Dr. Marok did me dirty, telling the Feds (and FedEx) I spent $102, not $69

I want to be very, very clear here. I did not send $102 to China, directly or indirectly. I had paid $69 to a Canadian company that purchased a game from a Dutch company, which manufactured the game in China, and had paid something on the order of $15 to someone in China. $102 never entered the picture. Now, if we use Canadian dollars, I had paid CAD$94, which with shipping had totaled CAD$108, but I don’t quite know why either of those numbers would matter anyway, since the tax was levied on the US value.

Anyway, this totals $155.55, but the invoice did not stop there. I also got charged $2.62 for something generically labelled “Other Fees” (but which elsewhere was described as a “Merchandise Processing Fee”). On top of that FedEx added a $4.50 “Disbursement Fee,” which I guess is what they are charging me for paying Uncle Sam the taxes and getting me to pay them afterwards.

Today, after wondering exactly who I should write to or call to try to get everyone to agree that something had gone wrong, I decided it was my patriotic duty to pay the patriotic duty on board games. Dutch-designed games of Chinese manufacture are streaming over the Canadian border, and sure, it’s only like $15 of Chinese commerce, but paying $162.67 is the sort of sacrifice that every American should pay to ensure that our fast-food themed strategy games made out of cardboard and plastic should not be designed by foreigners in the Netherlands or made in a factory in China, or sold by a Canadian retailer, but rather should be made in the USA, like good old Sorry.

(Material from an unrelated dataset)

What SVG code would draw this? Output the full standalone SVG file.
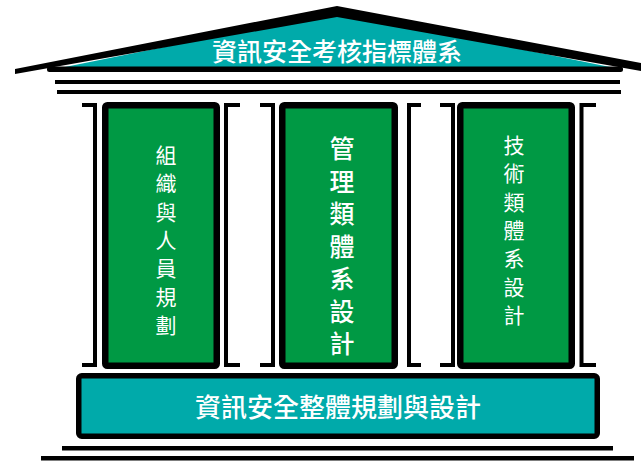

Sorry! but it’s also made in China.

In sum, I am so very glad I made this mistake so that I can serve as a cautionary tale for others. Never buy something a year before a crisis emerges that risks your country’s very existence. Or if you do, prepare to pay a $162.67 penalty for $15 of treasonous commerce.

UPDATE: In the interim, a Court has ruled that these tariffs were illegally imposed.  Supposedly, I might get my money back. Probably right after the threat to America from Splotter Games is at an end.


[1] I am told this comes from Article 1, Section 8 of the U.S. Constitution.

[2] I am told this comes from Section 321(a)(2)(C) of the Tariff Act, a 1938 amendment to the 1930 Tariff Act.

[3] I am told this comes from Section 232 of the Trade Expansion Act of 1962. See also this general discussion.

[4] First they came for the socialists, and I did not speak out—because I was not a socialist.
Then they came for the trade unionists, and I did not speak out—because I was not a trade unionist.
Then they came for the Jews, and I did not speak out—because I was not a Jew.
Then they came for me—and there was no one left to speak for me.